The pool and hot tub are outdoor, heated, and perfectly fine — not a destination in themselves, but a solid way to burn off kid energy in the afternoon. The fitness center is there if you need it. Parking is available on-site, which matters because you'll need a car here. This isn't a walkable-to-everything situation; Seaside has some good taco spots nearby on Fremont Boulevard, but for the main Monterey attractions, you're driving.

The honest warning: the hotel sits right off Canyon Del Rey Boulevard, and some rooms face the road. If you're a light sleeper or you've got kids who wake at the sound of a car door, request a room facing the interior courtyard. The difference is real. Also, the hallways have a slightly institutional vibe — long, carpeted, conference-center energy — but your actual suite door closes on all of that, and inside it's comfortable enough that you won't care.

One thing nobody mentions online: the staff here are genuinely warm in a way that feels specific to this property, not corporate-mandated.

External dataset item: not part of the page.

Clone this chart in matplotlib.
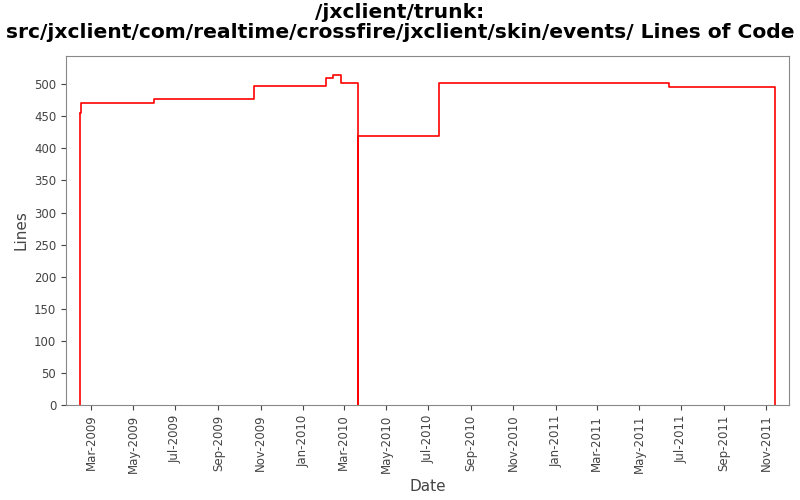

The front desk remembers your name by day two. It's a small thing, but when you're wrangling luggage and children and trying to remember where you parked, a human who smiles and asks how the aquarium was makes the whole experience feel less transactional.

Your move-by-move plan

Book at least three weeks out for weekend stays, especially between May and October — Monterey gets crushed with visitors and rates climb. Request a courtyard-facing room on an upper floor when you reserve; call the hotel directly after booking online to make the ask. Hit the breakfast early, around 7:30am, before it gets crowded, then drive straight to the aquarium for opening. Use the evening reception as your pre-dinner warmup, then head to Old Fisherman's Grotto or Montrio Bistro in downtown Monterey for a proper meal. Skip the hotel's vending machines and grab snacks at the Safeway five minutes away — your suite fridge is begging for it.

Book an interior courtyard room, eat every free breakfast like it's your job, pre-game dinner at the evening reception, and you'll wonder why you ever paid more to stay closer to Cannery Row.